'''

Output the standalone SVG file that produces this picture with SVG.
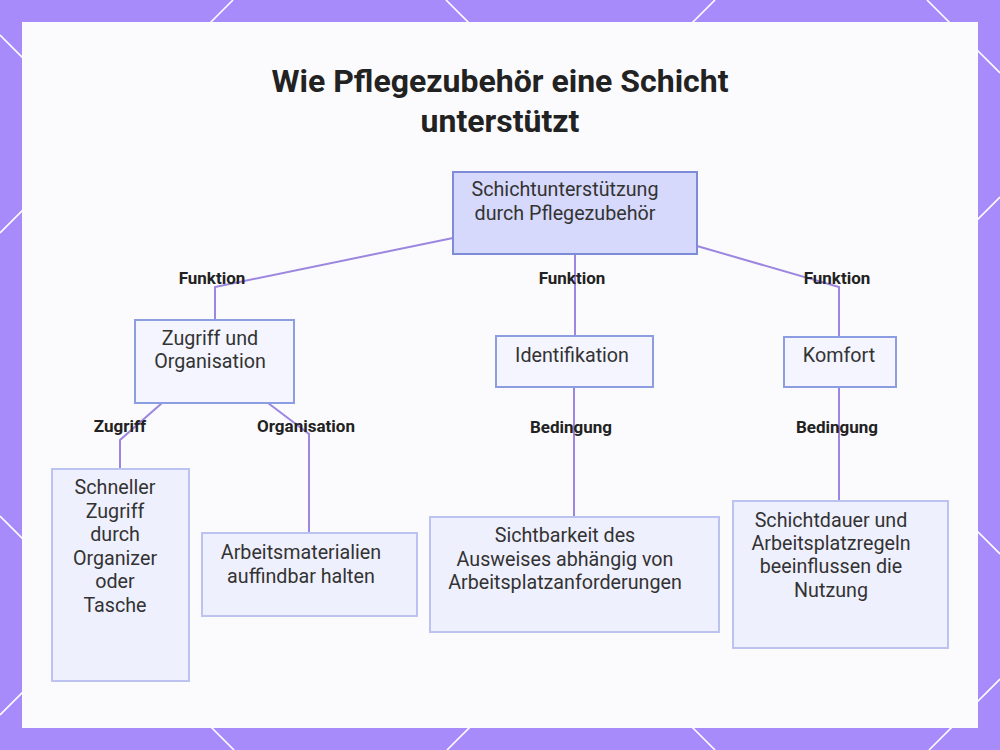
<svg xmlns="http://www.w3.org/2000/svg" width="1000" height="750" viewBox="0 0 1000 750">
  <defs>
    <style>
      .lattice { stroke: #ffffff; stroke-width: 1.6; fill: none; }
      .title { font-family: Roboto, "Liberation Sans", sans-serif; font-weight: 700; font-size: 32px; fill: #222222; text-anchor: middle; }
      .ntext { font-family: Roboto, "Liberation Sans", sans-serif; font-size: 19.7px; fill: #333333; text-anchor: middle; }
      .elabel { font-family: Roboto, "Liberation Sans", sans-serif; font-weight: 700; font-size: 17px; fill: #222222; text-anchor: middle; }
      .edge { stroke: #9c86e0; stroke-width: 2; fill: none; }
      .root { fill: #d6d9fb; stroke: #7e8cd8; stroke-width: 2; }
      .mid { fill: #f4f5fe; stroke: #8d9de2; stroke-width: 2; }
      .leaf { fill: #eff0fd; stroke: #bcc3f1; stroke-width: 2; }
    </style>
  </defs>

  <g id="background">
    <rect x="0" y="0" width="1000" height="750" fill="#a78bfa"/>
    <line class="lattice" x1="233" y1="0" x2="0" y2="233"/>
    <line class="lattice" x1="715" y1="0" x2="0" y2="715"/>
    <line class="lattice" x1="1000" y1="197" x2="447" y2="750"/>
    <line class="lattice" x1="1000" y1="679" x2="929" y2="750"/>
    <line class="lattice" x1="446" y1="0" x2="1000" y2="554"/>
    <line class="lattice" x1="927" y1="0" x2="1000" y2="73"/>
    <line class="lattice" x1="0" y1="35" x2="715" y2="750"/>
    <line class="lattice" x1="0" y1="516" x2="234" y2="750"/>
    <rect x="22" y="22" width="956" height="706" fill="#fbfbfd"/>
  </g>

  <g id="title">
    <text class="title" x="500" y="92">Wie Pflegezubehör eine Schicht</text>
    <text class="title" x="500" y="132">unterstützt</text>
  </g>

  <g id="connectors">
    <polyline class="edge" points="453,238 215,287 215,320"/>
    <line class="edge" x1="575" y1="254" x2="575" y2="336"/>
    <polyline class="edge" points="697,246 839,287 839,337"/>
    <polyline class="edge" points="162,403 120,440 120,469"/>
    <polyline class="edge" points="268,403 309,434 309,533"/>
    <line class="edge" x1="574" y1="387" x2="574" y2="517"/>
    <line class="edge" x1="839" y1="387" x2="839" y2="501"/>
    <text class="elabel" x="212" y="284">Funktion</text>
    <text class="elabel" x="572" y="284">Funktion</text>
    <text class="elabel" x="837" y="284">Funktion</text>
    <text class="elabel" x="120" y="432">Zugriff</text>
    <text class="elabel" x="306" y="432">Organisation</text>
    <text class="elabel" x="571" y="433">Bedingung</text>
    <text class="elabel" x="837" y="433">Bedingung</text>
  </g>

  <g id="node-root">
    <rect class="root" x="453" y="172" width="244" height="82"/>
    <text class="ntext" x="565" y="196">Schichtunterstützung</text>
    <text class="ntext" x="565" y="220">durch Pflegezubehör</text>
  </g>

  <g id="node-zugriff-organisation">
    <rect class="mid" x="135" y="320" width="159" height="83"/>
    <text class="ntext" x="210" y="345">Zugriff und</text>
    <text class="ntext" x="210" y="368">Organisation</text>
  </g>

  <g id="node-identifikation">
    <rect class="mid" x="496" y="336" width="157" height="51"/>
    <text class="ntext" x="572" y="362">Identifikation</text>
  </g>

  <g id="node-komfort">
    <rect class="mid" x="784" y="337" width="112" height="50"/>
    <text class="ntext" x="839" y="362">Komfort</text>
  </g>

  <g id="node-schneller-zugriff">
    <rect class="leaf" x="52" y="469" width="137" height="212"/>
    <text class="ntext" x="115" y="494">Schneller</text>
    <text class="ntext" x="115" y="518">Zugriff</text>
    <text class="ntext" x="115" y="541">durch</text>
    <text class="ntext" x="115" y="565">Organizer</text>
    <text class="ntext" x="115" y="588">oder</text>
    <text class="ntext" x="115" y="612">Tasche</text>
  </g>

  <g id="node-arbeitsmaterialien">
    <rect class="leaf" x="202" y="533" width="215" height="83"/>
    <text class="ntext" x="301" y="559">Arbeitsmaterialien</text>
    <text class="ntext" x="301" y="583">auffindbar halten</text>
  </g>

  <g id="node-sichtbarkeit">
    <rect class="leaf" x="430" y="517" width="289" height="115"/>
    <text class="ntext" x="565" y="542">Sichtbarkeit des</text>
    <text class="ntext" x="565" y="566">Ausweises abhängig von</text>
    <text class="ntext" x="565" y="589">Arbeitsplatzanforderungen</text>
  </g>

  <g id="node-schichtdauer">
    <rect class="leaf" x="733" y="501" width="215" height="147"/>
    <text class="ntext" x="831" y="527">Schichtdauer und</text>
    <text class="ntext" x="831" y="550">Arbeitsplatzregeln</text>
    <text class="ntext" x="831" y="573">beeinflussen die</text>
    <text class="ntext" x="831" y="597">Nutzung</text>
  </g>
</svg>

'''

What you need to do
Using the data above, print every line exactly, omitting pictures.

Answer for this exercise
Output the standalone SVG file that produces this picture with SVG.
<svg xmlns="http://www.w3.org/2000/svg" width="1000" height="750" viewBox="0 0 1000 750">
  <defs>
    <style>
      .lattice { stroke: #ffffff; stroke-width: 1.6; fill: none; }
      .title { font-family: Roboto, "Liberation Sans", sans-serif; font-weight: 700; font-size: 32px; fill: #222222; text-anchor: middle; }
      .ntext { font-family: Roboto, "Liberation Sans", sans-serif; font-size: 19.7px; fill: #333333; text-anchor: middle; }
      .elabel { font-family: Roboto, "Liberation Sans", sans-serif; font-weight: 700; font-size: 17px; fill: #222222; text-anchor: middle; }
      .edge { stroke: #9c86e0; stroke-width: 2; fill: none; }
      .root { fill: #d6d9fb; stroke: #7e8cd8; stroke-width: 2; }
      .mid { fill: #f4f5fe; stroke: #8d9de2; stroke-width: 2; }
      .leaf { fill: #eff0fd; stroke: #bcc3f1; stroke-width: 2; }
    </style>
  </defs>

  <g id="background">
    <rect x="0" y="0" width="1000" height="750" fill="#a78bfa"/>
    <line class="lattice" x1="233" y1="0" x2="0" y2="233"/>
    <line class="lattice" x1="715" y1="0" x2="0" y2="715"/>
    <line class="lattice" x1="1000" y1="197" x2="447" y2="750"/>
    <line class="lattice" x1="1000" y1="679" x2="929" y2="750"/>
    <line class="lattice" x1="446" y1="0" x2="1000" y2="554"/>
    <line class="lattice" x1="927" y1="0" x2="1000" y2="73"/>
    <line class="lattice" x1="0" y1="35" x2="715" y2="750"/>
    <line class="lattice" x1="0" y1="516" x2="234" y2="750"/>
    <rect x="22" y="22" width="956" height="706" fill="#fbfbfd"/>
  </g>

  <g id="title">
    <text class="title" x="500" y="92">Wie Pflegezubehör eine Schicht</text>
    <text class="title" x="500" y="132">unterstützt</text>
  </g>

  <g id="connectors">
    <polyline class="edge" points="453,238 215,287 215,320"/>
    <line class="edge" x1="575" y1="254" x2="575" y2="336"/>
    <polyline class="edge" points="697,246 839,287 839,337"/>
    <polyline class="edge" points="162,403 120,440 120,469"/>
    <polyline class="edge" points="268,403 309,434 309,533"/>
    <line class="edge" x1="574" y1="387" x2="574" y2="517"/>
    <line class="edge" x1="839" y1="387" x2="839" y2="501"/>
    <text class="elabel" x="212" y="284">Funktion</text>
    <text class="elabel" x="572" y="284">Funktion</text>
    <text class="elabel" x="837" y="284">Funktion</text>
    <text class="elabel" x="120" y="432">Zugriff</text>
    <text class="elabel" x="306" y="432">Organisation</text>
    <text class="elabel" x="571" y="433">Bedingung</text>
    <text class="elabel" x="837" y="433">Bedingung</text>
  </g>

  <g id="node-root">
    <rect class="root" x="453" y="172" width="244" height="82"/>
    <text class="ntext" x="565" y="196">Schichtunterstützung</text>
    <text class="ntext" x="565" y="220">durch Pflegezubehör</text>
  </g>

  <g id="node-zugriff-organisation">
    <rect class="mid" x="135" y="320" width="159" height="83"/>
    <text class="ntext" x="210" y="345">Zugriff und</text>
    <text class="ntext" x="210" y="368">Organisation</text>
  </g>

  <g id="node-identifikation">
    <rect class="mid" x="496" y="336" width="157" height="51"/>
    <text class="ntext" x="572" y="362">Identifikation</text>
  </g>

  <g id="node-komfort">
    <rect class="mid" x="784" y="337" width="112" height="50"/>
    <text class="ntext" x="839" y="362">Komfort</text>
  </g>

  <g id="node-schneller-zugriff">
    <rect class="leaf" x="52" y="469" width="137" height="212"/>
    <text class="ntext" x="115" y="494">Schneller</text>
    <text class="ntext" x="115" y="518">Zugriff</text>
    <text class="ntext" x="115" y="541">durch</text>
    <text class="ntext" x="115" y="565">Organizer</text>
    <text class="ntext" x="115" y="588">oder</text>
    <text class="ntext" x="115" y="612">Tasche</text>
  </g>

  <g id="node-arbeitsmaterialien">
    <rect class="leaf" x="202" y="533" width="215" height="83"/>
    <text class="ntext" x="301" y="559">Arbeitsmaterialien</text>
    <text class="ntext" x="301" y="583">auffindbar halten</text>
  </g>

  <g id="node-sichtbarkeit">
    <rect class="leaf" x="430" y="517" width="289" height="115"/>
    <text class="ntext" x="565" y="542">Sichtbarkeit des</text>
    <text class="ntext" x="565" y="566">Ausweises abhängig von</text>
    <text class="ntext" x="565" y="589">Arbeitsplatzanforderungen</text>
  </g>

  <g id="node-schichtdauer">
    <rect class="leaf" x="733" y="501" width="215" height="147"/>
    <text class="ntext" x="831" y="527">Schichtdauer und</text>
    <text class="ntext" x="831" y="550">Arbeitsplatzregeln</text>
    <text class="ntext" x="831" y="573">beeinflussen die</text>
    <text class="ntext" x="831" y="597">Nutzung</text>
  </g>
</svg>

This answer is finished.